The letter was, of course, ignored. G+ launched with the “real names” policy firmly in place, and in the beginning “real name” very much meant “legal name”. People were getting their accounts banned for using the names they used in real life, then being asked to submit photos of their driver’s license to “prove” it was their name. Musicians, drag artists, and other performers were getting their accounts taken down. People with legal names that didn’t fit the Western European concept of “what does a name look like?” were getting flagged, including a large number of Native Americans. Trans people… well, use your imagination.
In short, the whole thing was a disaster.

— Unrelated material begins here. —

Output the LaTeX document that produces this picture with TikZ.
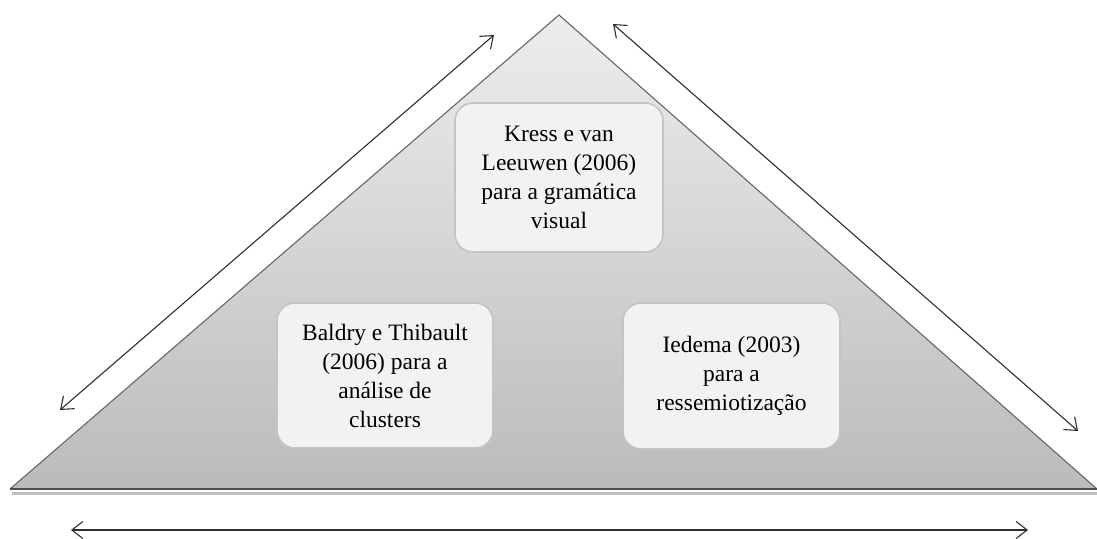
\documentclass[tikz,border=0pt]{standalone}
\usepackage{fontspec}
\setmainfont{Liberation Serif}
\usetikzlibrary{arrows.meta}
\definecolor{edge}{HTML}{666666}
\definecolor{toptone}{HTML}{EDEDED}
\definecolor{basetone}{HTML}{BBBBBB}
\definecolor{boxfill}{HTML}{F2F2F2}
\definecolor{boxline}{HTML}{C4C4C4}
\definecolor{arrowc}{HTML}{2E2E2E}
\tikzset{
  card/.style={draw=boxline, line width=1.6pt, fill=boxfill, rounded corners=18pt,
    align=center, font=\fontsize{23.5}{29}\selectfont, inner sep=0pt},
  twoway/.style={draw=arrowc, line width=1.1pt,
    {Straight Barb[length=11pt,width=17pt,line width=1.1pt]}-{Straight Barb[length=11pt,width=17pt,line width=1.1pt]}}
}
\begin{document}
\begin{tikzpicture}[x=1pt,y=-1pt]
  \useasboundingbox (0,0) rectangle (1097,538);
  % soft shadow under the pyramid
  \fill[black!25] (12,492) -- (1097,492) -- (1097,495) -- (12,495) -- cycle;
  % the pyramid
  \shade[top color=toptone, bottom color=basetone] (10,489) -- (559,15) -- (1097,489) -- cycle;
  \draw[edge, line width=1.1pt] (10,489) -- (559,15) -- (1097,489);
  \draw[edge!75!black, line width=2pt] (10,489) -- (1097,489);

  % the three cards
  \node[card, minimum width=208pt, minimum height=149pt] (kress) at (559,177.5)
    {Kress e van\\Leeuwen (2006)\\para a gramática\\visual};
  \node[card, minimum width=216pt, minimum height=145pt] (baldry) at (385,375.5)
    {Baldry e Thibault\\(2006) para a\\análise de\\clusters};
  \node[card, minimum width=217pt, minimum height=146pt] (iedema) at (731.5,376)
    {Iedema (2003)\\para a\\ressemiotização};

  % double-headed arrows along the sides and the base
  \coordinate (lb) at (60,410);
  \coordinate (lt) at (494,35);
  \coordinate (rt) at (613,24);
  \coordinate (rb) at (1078,431);
  \coordinate (bl) at (71,530);
  \coordinate (br) at (1028,530);
  \draw[twoway] (lb) -- (lt);
  \draw[twoway] (rt) -- (rb);
  \draw[twoway] (bl) -- (br);
\end{tikzpicture}
\end{document}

In the wake of that disaster, the company tried to save face by pretending that “real names” had always been intended as a temporary policy, that the goal wasn’t “real names” or “legal names”, but “name-like identifiers”. (In which case, why were the customer service reps trained to ask for photo ID?) The reality is that, if that had been the plan all along, then it had been a secret kept from the employees for no good reason.

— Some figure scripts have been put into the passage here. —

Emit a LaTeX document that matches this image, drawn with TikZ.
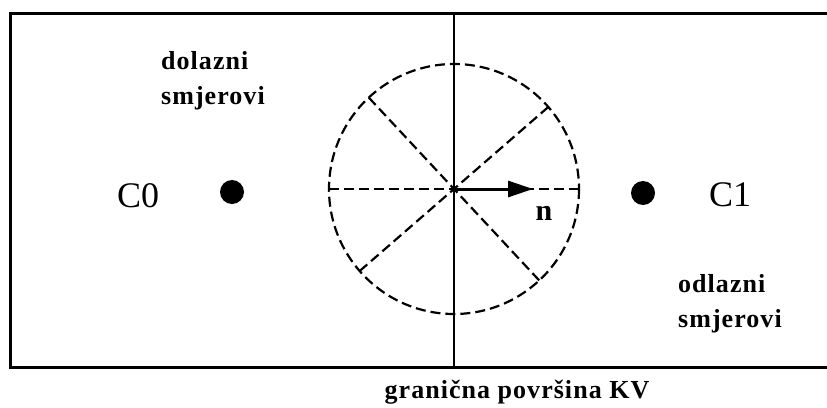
\documentclass[tikz,border=0pt]{standalone}
\usepackage{fontspec}
\setmainfont{Liberation Serif}
\usetikzlibrary{arrows.meta,positioning}

\begin{document}
\begin{tikzpicture}[
    x=1pt, y=-1pt,
    frame/.style={line width=3pt},
    dirline/.style={dash pattern=on 10pt off 5pt, line width=2.2pt},
    cell/.style={circle, fill=black, inner sep=0pt, minimum size=24pt},
    cname/.style={font=\fontsize{36}{40}\selectfont, inner sep=0pt},
    lbl/.style={font=\fontsize{26}{35}\selectfont\bfseries\addfontfeature{LetterSpace=4}, align=left, inner sep=0pt},
    arrow/.style={-{Triangle[length=25pt,width=16pt]}, line width=3pt},
]
\clip (0,0) rectangle (827,407);

% Control volume frame and boundary face
\draw[frame] (840,13) -- (10,13) -- (10,367) -- (840,367);
\coordinate (ftop) at (454,13);
\coordinate (fbot) at (454,367);
\draw[line width=2.6pt] (ftop) -- (fbot);

% Cell centres
\node[cell] (c0) at (232,192) {};
\node[cname, anchor=base west] (c0lbl) at (117,207) {C0};
\node[cell] (c1) at (643,193) {};
\node[cname, anchor=base west] (c1lbl) at (709,206) {C1};

% Directions circle
\coordinate (o) at (454,189);
\draw[dirline] (o) circle [radius=125];
\coordinate (e) at (579,189);
\coordinate (w) at (329,189);
\coordinate (nw) at (368.8,97.6);
\coordinate (se) at (539.2,280.4);
\coordinate (ne) at (548.3,107);
\coordinate (sw) at (359.7,271);
\draw[dirline] (w) -- (e);
\draw[dirline] (nw) -- (se);
\draw[dirline] (sw) -- (ne);

% Face normal
\coordinate (ntip) at (533,189);
\draw[arrow] (o) -- (ntip);
\node[font=\fontsize{30}{30}\selectfont\bfseries, inner sep=0pt] (n) at (544,213) {n};

% Labels
\node[lbl, anchor=north west] (incoming) at (161,51) {dolazni\\smjerovi};
\node[lbl, anchor=north west] (outgoing) at (678,274) {odlazni\\smjerovi};
\node[lbl, anchor=base] (face) at (517,398) {granična površina KV};

\end{tikzpicture}
\end{document}
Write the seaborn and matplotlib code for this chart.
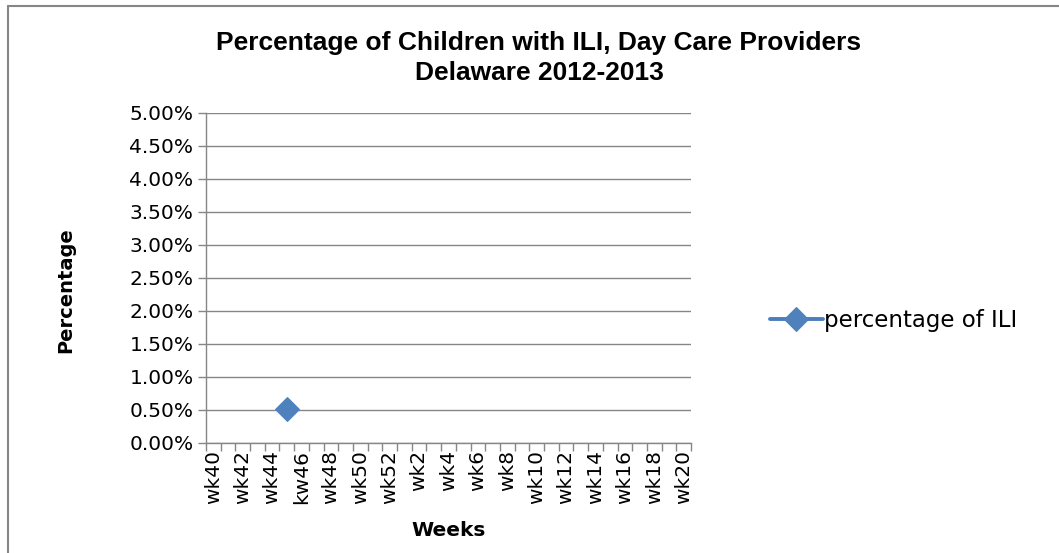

And then there was the Blogger porn ban.
The gossip mill within the company said that Google was trying to rehabilitate its image with the American Right, and the Blogger porn ban was quid pro quo to satisfy the religious wing of the Republican party. No one in authority ever actually said this, but the fact that Google wanted to turn around its reputation with the Fox News crowd wasn’t a secret, and the quid-pro-quo rumor seemed plausible.
The problem is… what is porn?
If you let the Religious Right define porn, then you’re not just going to lose “blogs with pictures of naked people having sex”. You’re going to lose sex education blogs. Blogs where people talk about reproductive health issues like contraception and abortion. Blogs where people talk about gay rights. (The American Right has consistently — consistently — argued that gay people, especially gay people expressing affection for each other in public, are inherently pornographic and thus not appropriate for children.)
The line between sex education and pornography is very thin — much thinner than people routinely give credit for. And for a lot of LGBT people, pornography is their sex education; the Religious Right has already done their damnedest to keep schools from educating their students about LGBT sex and sexual health issues, so a lot of pubescent queer kids learn about this stuff by searching the Internet. And what they find is porn.
For me, this was the straw that broke the camel’s back: the moment I lost all respect for Google as an employer.
So I made a rambling, three hour unlisted YouTube video about how the pro-censorship crowd within Google (which was substantial) was making me feel unsafe and unrespected, which was amplifying my mental illnesses, and why censorship of porn was such a big deal to the queer community. I posted it to internal Google+.
And was promptly told by HR to take it down.
I had a meeting with an HR representative and my manager. She was kind and polite, and basically said “there are some objectionable parts, could you edit those out?”. In retrospect I should have had her give me a list of what was objectionable, right then and there. In writing. Instead, I agreed, and when I got home I popped the video open in the (rather minimalistic and crappy) YouTube editor… and I couldn’t for the life of me find anything like what she’d talked about. The next day she sent me an aggravated e-mail asking me why the video was still up, there was some back and forth where I asked her what parts she was referring to when she’d said they were objectionable, and she basically demanded that I censor myself by deleting the entire video.
I rocked the boat. I was the wheel who squeaked. I disrupted the status quo.
And thus, nine months later I was being shown the door.
So yeah. In summary, corporations don’t have ideologies, they have profit margins, and if you ever threaten the shiny money pipe that is the status quo, then you’re gonna get shown the door too.